Bewegliche Wände und sich öffnende Gräber

Zuviel soll nicht verraten werden: Aber was sich hier auf engstem Raum befindet, ist schon beeindruckend. Ein Zimmer mit beweglichen Wänden, Leitern, auf denen man verschiedene Etagen überwinden muss, Grabplatten, die sich wie von Geisterhand öffnen, wenn man die Ornamente, die sie schmücken, in die richtige Position bringt. Alles bis ins kleinste Detail ausgetüftelt.

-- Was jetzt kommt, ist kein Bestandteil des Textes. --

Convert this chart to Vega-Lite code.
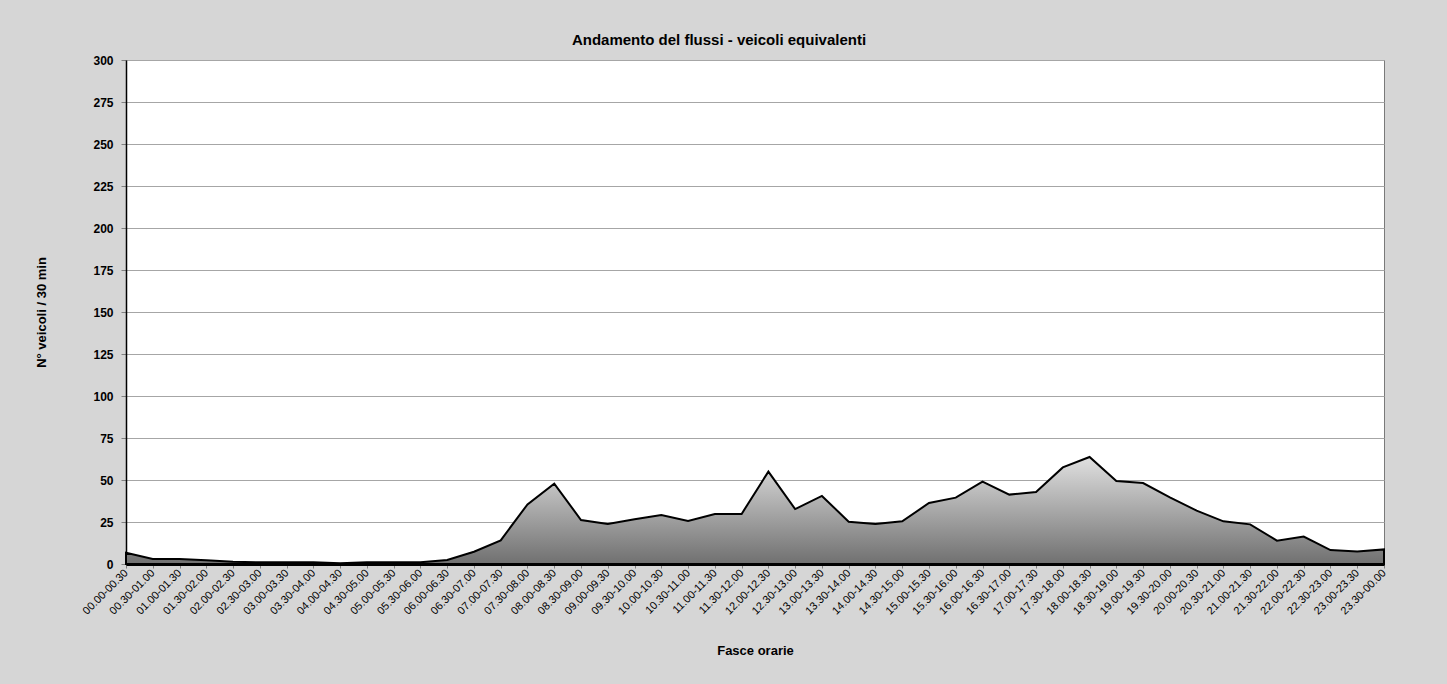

Die Escape-Room-Tester waren jedoch nicht nur von der fantasievollen Ausstattung begeistert. Der Erlebnisraum „Geisterjäger Ernie Hudson und die weinenden Frau“ biete als erster eine Kombination aus Escape Game und Hörspiel, urteilte die Jury, und spiele darüber hinaus an mehreren verschiedenen Schauplätzen. Eröffnet wurde das „Skurrilum“ von den drei Gesellschaftern im Jahr 2015 – mit zunächst drei Räumen. 2017 kamen das preisgekrönte Escape-Room und der Raum „Geisterjäger Ernie Hudson und der Zoo des Todes“ dazu. Letzterer wurde ebenfalls ausgezeichnet und landete auf Platz Zehn der Top 25. Hier werden wir unsere Geschicklichkeit das nächste Mal unter Beweis stellen. Unsere Abenteuerlust ist geweckt.